Construction and interpretation of equal-tempered scales using frequency ratios, maximally even sets, and P-cycles.

Using recent developments in music theory, which are generalizations of the well-known properties of the familiar 12-tone, equal-tempered musical scale, an approach is described for constructing equal-tempered musical scales (with "diatonic" scales and the associated chord structure) based on good-fitting intervals and a generalization of the modulation properties of the circle of fifths. An analysis of the usual 12-tone equal-tempered system is provided as a vehicle to introduce the mathematical details of these recent music-theoretic developments and to articulate the approach for constructing musical scales. The formalism is extended to describe equal-tempered musical scales with nonoctave closure. Application of the formalism to a system with closure at an octave plus a perfect fifth generates the Bohlen-Pierce scale originally developed for harmonic properties similar to traditional chords but without the perceptual biases of these familiar chords. Subsequently, the formalism is applied to the group-theory-based 20-fold microtonal system of Balzano.

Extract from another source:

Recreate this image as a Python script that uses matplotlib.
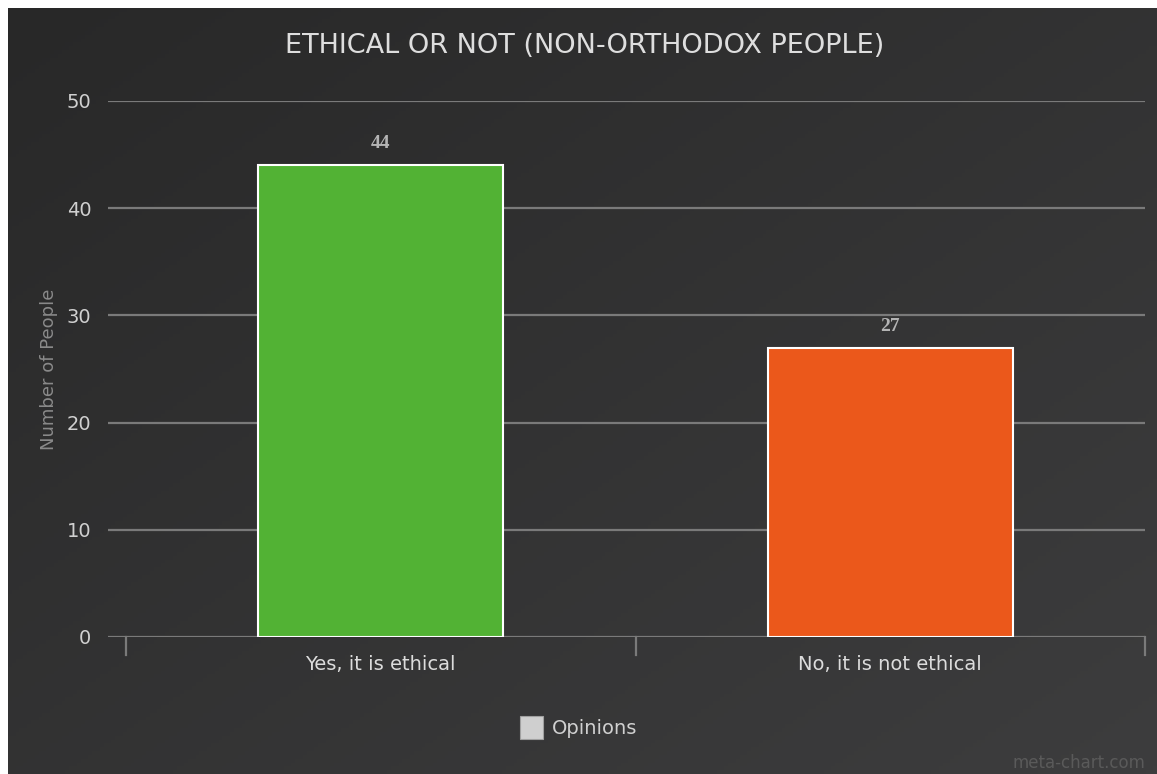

It is shown that with an appropriate choice of nonoctave closure (6:1 in this case), determined by the formalism combined with continued fraction analysis, that this group-theoretic-generated system may be interpreted in terms of the frequency ratios 21:56:88:126. Although contrary to the spirit of the group-theoretic approach to generating scales, this analysis may be applicable for discovering the ratio basis of unusual tunings common in non-Western music.